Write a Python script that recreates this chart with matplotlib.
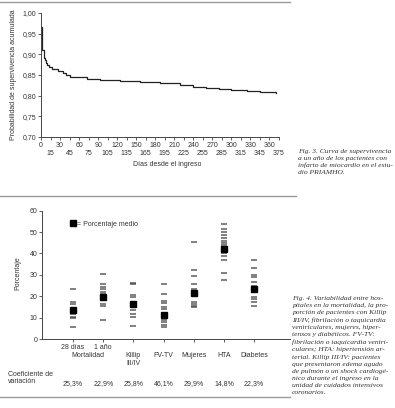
import matplotlib
matplotlib.use("Agg")
import matplotlib.pyplot as plt
from matplotlib.lines import Line2D

plt.rcParams["font.family"] = ["Liberation Sans", "DejaVu Sans"]

# ---------------- Fig. 3: curva de supervivencia ----------------
dias = [0, 1, 2, 4, 6, 8, 10, 13, 18, 26, 35, 40, 46, 56, 72, 93, 125,
        156, 188, 219, 240, 260, 280, 300, 325, 345, 370]
superv = [0.967, 0.939, 0.910, 0.890, 0.886, 0.880, 0.874, 0.870, 0.864,
          0.859, 0.854, 0.850, 0.846, 0.844, 0.841, 0.838, 0.836, 0.833,
          0.830, 0.826, 0.822, 0.819, 0.816, 0.813, 0.811, 0.808, 0.807]
y_ticks_sup = [0.70, 0.75, 0.80, 0.85, 0.90, 0.95, 1.00]

# ---------------- Fig. 4: variabilidad entre hospitales ----------------
categorias = ["28 días", "1 año", "\nKillip\nIII/IV", "\nFV-TV", "\nMujeres", "\nHTA", "\nDiabetes"]
val_28dias = [23.5, 17.5, 16.5, 14.5, 12.5, 11.5, 10.5, 10, 5.5]
val_1ano = [30.5, 25.8, 24.2, 23.5, 22, 21, 19, 16.5, 15.5, 9]
val_killip = [26, 25.5, 20.5, 19.5, 17.5, 15.5, 13.5, 11.5, 10.5, 6]
val_fvtv = [25.5, 21, 18, 17, 15, 14, 12, 9, 8, 6.5, 5.5]
val_mujeres = [45.5, 32.5, 29.5, 25.5, 23.5, 22.5, 20.5, 17.5, 16.5, 15.5, 14.8]
val_hta = [54, 51.5, 50, 48.5, 47, 46, 45, 44, 42, 40, 39, 37, 31, 27.5]
val_diabetes = [37, 33, 30, 29, 26.5, 25, 24, 22, 19.5, 18.5, 17.5, 15.5]
medias = [13.5, 19.8, 16.3, 11.3, 21.5, 42, 23.5]
coef_var = ["25,3%", "22,9%", "25,8%", "46,1%", "29,9%", "14,8%", "22,3%"]

W, H = 395, 408
fig = plt.figure(figsize=(W / 100, H / 100), dpi=100)

axis_col = "#444444"
txt_col = "#333333"
cap_font = ["Liberation Serif", "DejaVu Serif"]

# --- top chart ---
ax1 = fig.add_axes([41 / W, 1 - 137 / H, 238 / W, 124 / H])
ax1.step(dias, superv, where="post", color="#222222", lw=0.9)
ax1.set_xlim(0, 375)
ax1.set_ylim(0.70, 1.00)
ax1.set_yticks(y_ticks_sup)
ax1.set_yticklabels([f"{v:.2f}".replace(".", ",") for v in y_ticks_sup])
ax1.set_xticks(range(0, 361, 30))
ax1.set_xticks(range(15, 376, 30), minor=True)
ax1.set_xticklabels([str(d) for d in range(15, 376, 30)], minor=True)
ax1.tick_params(axis="both", which="both", length=2, width=0.6,
                labelsize=5, colors=axis_col, labelcolor=txt_col, pad=1.5)
ax1.tick_params(axis="x", which="minor", pad=7.5)
for s in ["top", "right"]:
    ax1.spines[s].set_visible(False)
for s in ["left", "bottom"]:
    ax1.spines[s].set_color(axis_col)
    ax1.spines[s].set_linewidth(0.7)
ax1.set_ylabel("Probabilidad de supervivencia acumulada", fontsize=5, color=txt_col)
ax1.yaxis.set_label_coords(-0.10, 0.5)
ax1.set_xlabel("Días desde el ingreso", fontsize=5, color=txt_col)
ax1.xaxis.set_label_coords(0.53, -0.195)

fig.text(298 / W, 1 - 149 / H,
         "Fig. 3. Curva de supervivencia\na un año de los pacientes con\n"
         "infarto de miocardio en el estu-\ndio PRIAMHO.",
         family=cap_font, style="italic",
         fontsize=5.4, va="top", ha="left", linespacing=1.4, color=txt_col)

# --- bottom chart ---
ax2 = fig.add_axes([42 / W, 1 - 339 / H, 248 / W, 128.3 / H])
grupos = [val_28dias, val_1ano, val_killip, val_fvtv, val_mujeres, val_hta, val_diabetes]
for i, vals in enumerate(grupos):
    ax2.plot([i + 1] * len(vals), vals, ls="none", marker="_", ms=3.8,
             mew=1.2, color="#3a3a3a", alpha=0.75)
ax2.plot(range(1, 8), medias, ls="none", marker="s", ms=4.5, color="black")
ax2.set_xlim(-0.03, 8.19)
ax2.set_ylim(0, 60)
ax2.set_yticks(range(0, 61, 10))
ax2.set_xticks(range(1, 8))
ax2.set_xticklabels(categorias, linespacing=1.25)
ax2.tick_params(axis="both", length=2, width=0.6, labelsize=5,
                colors=axis_col, labelcolor=txt_col, pad=1.5)
for s in ["top", "right"]:
    ax2.spines[s].set_visible(False)
for s in ["left", "bottom"]:
    ax2.spines[s].set_color(axis_col)
    ax2.spines[s].set_linewidth(0.7)
ax2.set_ylabel("Porcentaje", fontsize=5, color=txt_col)
ax2.yaxis.set_label_coords(-0.085, 0.51)

trans = ax2.get_xaxis_transform()
ax2.text(1.5, -0.128, "Mortalidad", transform=trans, ha="center", va="center",
         fontsize=5, color=txt_col)
for i, cv in enumerate(coef_var):
    ax2.text(i + 1, -0.345, cv, transform=trans, ha="center", va="center",
             fontsize=5, color=txt_col)
fig.text(8 / W, 1 - 378 / H, "Coeficiente de\nvariación", fontsize=5,
         va="center", ha="left", color=txt_col, linespacing=1.1)

leg_handle = Line2D([], [], ls="none", marker="s", ms=5, color="black")
ax2.legend([leg_handle], ["= Porcentaje medio"], loc="center left",
           bbox_to_anchor=(0.112, 0.895), frameon=False, fontsize=5,
           handlelength=0.8, handletextpad=0.2, borderpad=0, borderaxespad=0,
           labelcolor=txt_col)

fig.text(292 / W, 1 - 296 / H,
         "Fig. 4. Variabilidad entre hos-\npitales en la mortalidad, la pro-\n"
         "porción de pacientes con Killip\nIII/IV, fibrilación o taquicardia\n"
         "ventriculares, mujeres, hiper-\ntensos y diabéticos. FV-TV:\n"
         "fibrilación o taquicardia ventri-\nculares; HTA: hipertensión ar-\n"
         "terial. Killip III/IV: pacientes\nque presentaron edema agudo\n"
         "de pulmón o un shock cardiogé-\nnico durante el ingreso en la\n"
         "unidad de cuidados intensivos\ncoronarios.",
         family=cap_font, style="italic",
         fontsize=5.4, va="top", ha="left", linespacing=1.52, color=txt_col)

# rules of the page
for y_px, x_end in [(1.5, 290), (196, 296), (397, 290)]:
    fig.add_artist(Line2D([0, x_end / W], [1 - y_px / H] * 2,
                          transform=fig.transFigure, color="#999999", lw=1.0))

fig.savefig("out.png", dpi=100)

▶ **Direction**: Using the data above, print every line exactly, omitting pictures.

▶ **Correct answer**:
Write a Python script that recreates this chart with matplotlib.
import matplotlib
matplotlib.use("Agg")
import matplotlib.pyplot as plt
from matplotlib.lines import Line2D

plt.rcParams["font.family"] = ["Liberation Sans", "DejaVu Sans"]

# ---------------- Fig. 3: curva de supervivencia ----------------
dias = [0, 1, 2, 4, 6, 8, 10, 13, 18, 26, 35, 40, 46, 56, 72, 93, 125,
        156, 188, 219, 240, 260, 280, 300, 325, 345, 370]
superv = [0.967, 0.939, 0.910, 0.890, 0.886, 0.880, 0.874, 0.870, 0.864,
          0.859, 0.854, 0.850, 0.846, 0.844, 0.841, 0.838, 0.836, 0.833,
          0.830, 0.826, 0.822, 0.819, 0.816, 0.813, 0.811, 0.808, 0.807]
y_ticks_sup = [0.70, 0.75, 0.80, 0.85, 0.90, 0.95, 1.00]

# ---------------- Fig. 4: variabilidad entre hospitales ----------------
categorias = ["28 días", "1 año", "\nKillip\nIII/IV", "\nFV-TV", "\nMujeres", "\nHTA", "\nDiabetes"]
val_28dias = [23.5, 17.5, 16.5, 14.5, 12.5, 11.5, 10.5, 10, 5.5]
val_1ano = [30.5, 25.8, 24.2, 23.5, 22, 21, 19, 16.5, 15.5, 9]
val_killip = [26, 25.5, 20.5, 19.5, 17.5, 15.5, 13.5, 11.5, 10.5, 6]
val_fvtv = [25.5, 21, 18, 17, 15, 14, 12, 9, 8, 6.5, 5.5]
val_mujeres = [45.5, 32.5, 29.5, 25.5, 23.5, 22.5, 20.5, 17.5, 16.5, 15.5, 14.8]
val_hta = [54, 51.5, 50, 48.5, 47, 46, 45, 44, 42, 40, 39, 37, 31, 27.5]
val_diabetes = [37, 33, 30, 29, 26.5, 25, 24, 22, 19.5, 18.5, 17.5, 15.5]
medias = [13.5, 19.8, 16.3, 11.3, 21.5, 42, 23.5]
coef_var = ["25,3%", "22,9%", "25,8%", "46,1%", "29,9%", "14,8%", "22,3%"]

W, H = 395, 408
fig = plt.figure(figsize=(W / 100, H / 100), dpi=100)

axis_col = "#444444"
txt_col = "#333333"
cap_font = ["Liberation Serif", "DejaVu Serif"]

# --- top chart ---
ax1 = fig.add_axes([41 / W, 1 - 137 / H, 238 / W, 124 / H])
ax1.step(dias, superv, where="post", color="#222222", lw=0.9)
ax1.set_xlim(0, 375)
ax1.set_ylim(0.70, 1.00)
ax1.set_yticks(y_ticks_sup)
ax1.set_yticklabels([f"{v:.2f}".replace(".", ",") for v in y_ticks_sup])
ax1.set_xticks(range(0, 361, 30))
ax1.set_xticks(range(15, 376, 30), minor=True)
ax1.set_xticklabels([str(d) for d in range(15, 376, 30)], minor=True)
ax1.tick_params(axis="both", which="both", length=2, width=0.6,
                labelsize=5, colors=axis_col, labelcolor=txt_col, pad=1.5)
ax1.tick_params(axis="x", which="minor", pad=7.5)
for s in ["top", "right"]:
    ax1.spines[s].set_visible(False)
for s in ["left", "bottom"]:
    ax1.spines[s].set_color(axis_col)
    ax1.spines[s].set_linewidth(0.7)
ax1.set_ylabel("Probabilidad de supervivencia acumulada", fontsize=5, color=txt_col)
ax1.yaxis.set_label_coords(-0.10, 0.5)
ax1.set_xlabel("Días desde el ingreso", fontsize=5, color=txt_col)
ax1.xaxis.set_label_coords(0.53, -0.195)

fig.text(298 / W, 1 - 149 / H,
         "Fig. 3. Curva de supervivencia\na un año de los pacientes con\n"
         "infarto de miocardio en el estu-\ndio PRIAMHO.",
         family=cap_font, style="italic",
         fontsize=5.4, va="top", ha="left", linespacing=1.4, color=txt_col)

# --- bottom chart ---
ax2 = fig.add_axes([42 / W, 1 - 339 / H, 248 / W, 128.3 / H])
grupos = [val_28dias, val_1ano, val_killip, val_fvtv, val_mujeres, val_hta, val_diabetes]
for i, vals in enumerate(grupos):
    ax2.plot([i + 1] * len(vals), vals, ls="none", marker="_", ms=3.8,
             mew=1.2, color="#3a3a3a", alpha=0.75)
ax2.plot(range(1, 8), medias, ls="none", marker="s", ms=4.5, color="black")
ax2.set_xlim(-0.03, 8.19)
ax2.set_ylim(0, 60)
ax2.set_yticks(range(0, 61, 10))
ax2.set_xticks(range(1, 8))
ax2.set_xticklabels(categorias, linespacing=1.25)
ax2.tick_params(axis="both", length=2, width=0.6, labelsize=5,
                colors=axis_col, labelcolor=txt_col, pad=1.5)
for s in ["top", "right"]:
    ax2.spines[s].set_visible(False)
for s in ["left", "bottom"]:
    ax2.spines[s].set_color(axis_col)
    ax2.spines[s].set_linewidth(0.7)
ax2.set_ylabel("Porcentaje", fontsize=5, color=txt_col)
ax2.yaxis.set_label_coords(-0.085, 0.51)

trans = ax2.get_xaxis_transform()
ax2.text(1.5, -0.128, "Mortalidad", transform=trans, ha="center", va="center",
         fontsize=5, color=txt_col)
for i, cv in enumerate(coef_var):
    ax2.text(i + 1, -0.345, cv, transform=trans, ha="center", va="center",
             fontsize=5, color=txt_col)
fig.text(8 / W, 1 - 378 / H, "Coeficiente de\nvariación", fontsize=5,
         va="center", ha="left", color=txt_col, linespacing=1.1)

leg_handle = Line2D([], [], ls="none", marker="s", ms=5, color="black")
ax2.legend([leg_handle], ["= Porcentaje medio"], loc="center left",
           bbox_to_anchor=(0.112, 0.895), frameon=False, fontsize=5,
           handlelength=0.8, handletextpad=0.2, borderpad=0, borderaxespad=0,
           labelcolor=txt_col)

fig.text(292 / W, 1 - 296 / H,
         "Fig. 4. Variabilidad entre hos-\npitales en la mortalidad, la pro-\n"
         "porción de pacientes con Killip\nIII/IV, fibrilación o taquicardia\n"
         "ventriculares, mujeres, hiper-\ntensos y diabéticos. FV-TV:\n"
         "fibrilación o taquicardia ventri-\nculares; HTA: hipertensión ar-\n"
         "terial. Killip III/IV: pacientes\nque presentaron edema agudo\n"
         "de pulmón o un shock cardiogé-\nnico durante el ingreso en la\n"
         "unidad de cuidados intensivos\ncoronarios.",
         family=cap_font, style="italic",
         fontsize=5.4, va="top", ha="left", linespacing=1.52, color=txt_col)

# rules of the page
for y_px, x_end in [(1.5, 290), (196, 296), (397, 290)]:
    fig.add_artist(Line2D([0, x_end / W], [1 - y_px / H] * 2,
                          transform=fig.transFigure, color="#999999", lw=1.0))

fig.savefig("out.png", dpi=100)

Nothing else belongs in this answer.